Records for the exercise:
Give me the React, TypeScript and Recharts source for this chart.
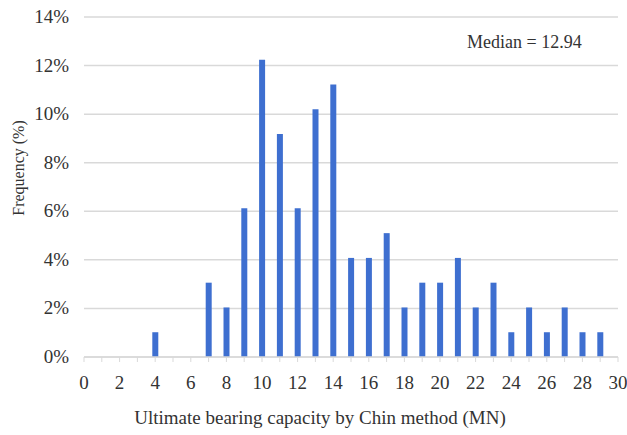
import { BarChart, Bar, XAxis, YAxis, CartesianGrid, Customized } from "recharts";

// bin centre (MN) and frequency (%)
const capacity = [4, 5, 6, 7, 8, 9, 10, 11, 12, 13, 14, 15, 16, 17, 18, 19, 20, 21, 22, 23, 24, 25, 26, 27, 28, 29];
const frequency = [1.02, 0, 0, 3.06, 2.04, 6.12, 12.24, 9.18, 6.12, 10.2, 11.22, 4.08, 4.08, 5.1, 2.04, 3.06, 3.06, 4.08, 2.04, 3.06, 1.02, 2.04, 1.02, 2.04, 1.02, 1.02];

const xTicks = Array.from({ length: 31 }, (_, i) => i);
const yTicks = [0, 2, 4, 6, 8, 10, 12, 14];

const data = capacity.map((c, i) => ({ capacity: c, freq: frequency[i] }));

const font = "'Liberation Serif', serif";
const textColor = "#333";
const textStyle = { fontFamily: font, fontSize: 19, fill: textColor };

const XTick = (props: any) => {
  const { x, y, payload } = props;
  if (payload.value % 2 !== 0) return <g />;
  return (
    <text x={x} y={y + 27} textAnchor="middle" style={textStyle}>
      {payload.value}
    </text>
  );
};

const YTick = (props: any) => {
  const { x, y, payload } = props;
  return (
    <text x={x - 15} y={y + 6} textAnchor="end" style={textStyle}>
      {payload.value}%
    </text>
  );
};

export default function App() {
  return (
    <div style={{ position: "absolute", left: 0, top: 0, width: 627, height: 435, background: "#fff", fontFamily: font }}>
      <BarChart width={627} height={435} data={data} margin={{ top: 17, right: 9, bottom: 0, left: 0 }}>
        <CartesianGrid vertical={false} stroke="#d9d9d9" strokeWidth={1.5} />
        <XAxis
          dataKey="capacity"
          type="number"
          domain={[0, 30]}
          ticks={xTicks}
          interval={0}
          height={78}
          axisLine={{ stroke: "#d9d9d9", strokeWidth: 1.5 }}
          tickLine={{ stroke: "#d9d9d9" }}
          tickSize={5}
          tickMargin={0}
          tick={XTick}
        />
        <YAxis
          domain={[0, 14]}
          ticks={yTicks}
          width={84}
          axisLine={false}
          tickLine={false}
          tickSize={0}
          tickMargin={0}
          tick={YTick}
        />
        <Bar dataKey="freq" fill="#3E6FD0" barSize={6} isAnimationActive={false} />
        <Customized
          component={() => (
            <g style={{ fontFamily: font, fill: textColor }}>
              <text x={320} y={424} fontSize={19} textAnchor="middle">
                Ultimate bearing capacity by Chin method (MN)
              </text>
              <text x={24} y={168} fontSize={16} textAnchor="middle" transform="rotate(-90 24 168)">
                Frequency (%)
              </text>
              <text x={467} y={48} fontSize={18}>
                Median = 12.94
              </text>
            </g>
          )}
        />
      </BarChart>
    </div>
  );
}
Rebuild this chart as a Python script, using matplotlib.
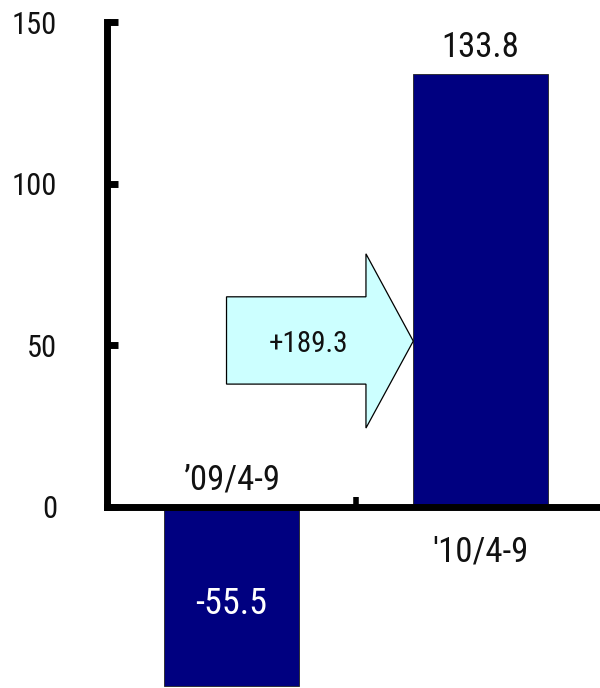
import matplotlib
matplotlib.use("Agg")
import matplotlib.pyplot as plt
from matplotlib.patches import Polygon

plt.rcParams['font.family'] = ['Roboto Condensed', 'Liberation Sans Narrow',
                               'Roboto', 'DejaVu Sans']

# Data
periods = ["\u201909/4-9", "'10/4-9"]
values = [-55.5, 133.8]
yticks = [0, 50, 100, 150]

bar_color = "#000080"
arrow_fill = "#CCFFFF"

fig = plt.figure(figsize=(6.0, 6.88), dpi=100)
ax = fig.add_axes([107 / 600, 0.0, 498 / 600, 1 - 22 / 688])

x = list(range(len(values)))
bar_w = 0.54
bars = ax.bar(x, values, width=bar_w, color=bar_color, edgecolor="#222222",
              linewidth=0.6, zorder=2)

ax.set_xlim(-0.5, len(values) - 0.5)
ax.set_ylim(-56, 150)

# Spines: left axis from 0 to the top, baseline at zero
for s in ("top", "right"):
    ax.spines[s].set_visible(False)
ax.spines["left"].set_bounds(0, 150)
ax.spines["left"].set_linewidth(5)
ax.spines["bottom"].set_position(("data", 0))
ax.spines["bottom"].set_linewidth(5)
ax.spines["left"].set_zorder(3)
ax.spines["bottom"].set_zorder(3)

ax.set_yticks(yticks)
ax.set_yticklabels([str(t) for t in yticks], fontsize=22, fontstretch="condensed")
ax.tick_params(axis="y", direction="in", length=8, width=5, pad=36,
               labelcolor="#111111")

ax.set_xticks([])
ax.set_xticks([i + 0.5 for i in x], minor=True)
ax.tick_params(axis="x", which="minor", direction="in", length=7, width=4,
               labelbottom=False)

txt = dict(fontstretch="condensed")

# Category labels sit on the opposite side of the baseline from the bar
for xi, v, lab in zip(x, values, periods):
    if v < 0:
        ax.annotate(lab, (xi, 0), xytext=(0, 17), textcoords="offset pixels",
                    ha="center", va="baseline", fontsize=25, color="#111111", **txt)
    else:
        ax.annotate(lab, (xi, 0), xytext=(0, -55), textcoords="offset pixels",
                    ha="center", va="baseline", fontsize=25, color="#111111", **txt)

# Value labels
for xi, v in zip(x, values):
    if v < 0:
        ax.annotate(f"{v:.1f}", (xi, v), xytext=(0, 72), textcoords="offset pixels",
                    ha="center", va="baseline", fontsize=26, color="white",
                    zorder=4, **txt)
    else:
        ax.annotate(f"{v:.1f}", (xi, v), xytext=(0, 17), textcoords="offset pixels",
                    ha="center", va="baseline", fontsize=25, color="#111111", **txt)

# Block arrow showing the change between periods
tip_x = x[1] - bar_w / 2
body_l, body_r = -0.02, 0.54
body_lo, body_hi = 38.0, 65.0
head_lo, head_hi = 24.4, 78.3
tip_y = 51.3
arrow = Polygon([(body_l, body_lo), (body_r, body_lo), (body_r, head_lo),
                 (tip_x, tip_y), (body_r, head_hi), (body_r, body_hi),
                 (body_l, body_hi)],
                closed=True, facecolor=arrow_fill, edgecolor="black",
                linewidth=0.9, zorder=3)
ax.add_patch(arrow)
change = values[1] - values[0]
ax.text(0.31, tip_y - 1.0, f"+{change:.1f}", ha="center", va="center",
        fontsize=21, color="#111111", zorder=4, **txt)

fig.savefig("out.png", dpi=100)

Directive: List all lines above in which the string "this" appears.

Response:
Give me the React, TypeScript and Recharts source for this chart.
Rebuild this chart as a Python script, using matplotlib.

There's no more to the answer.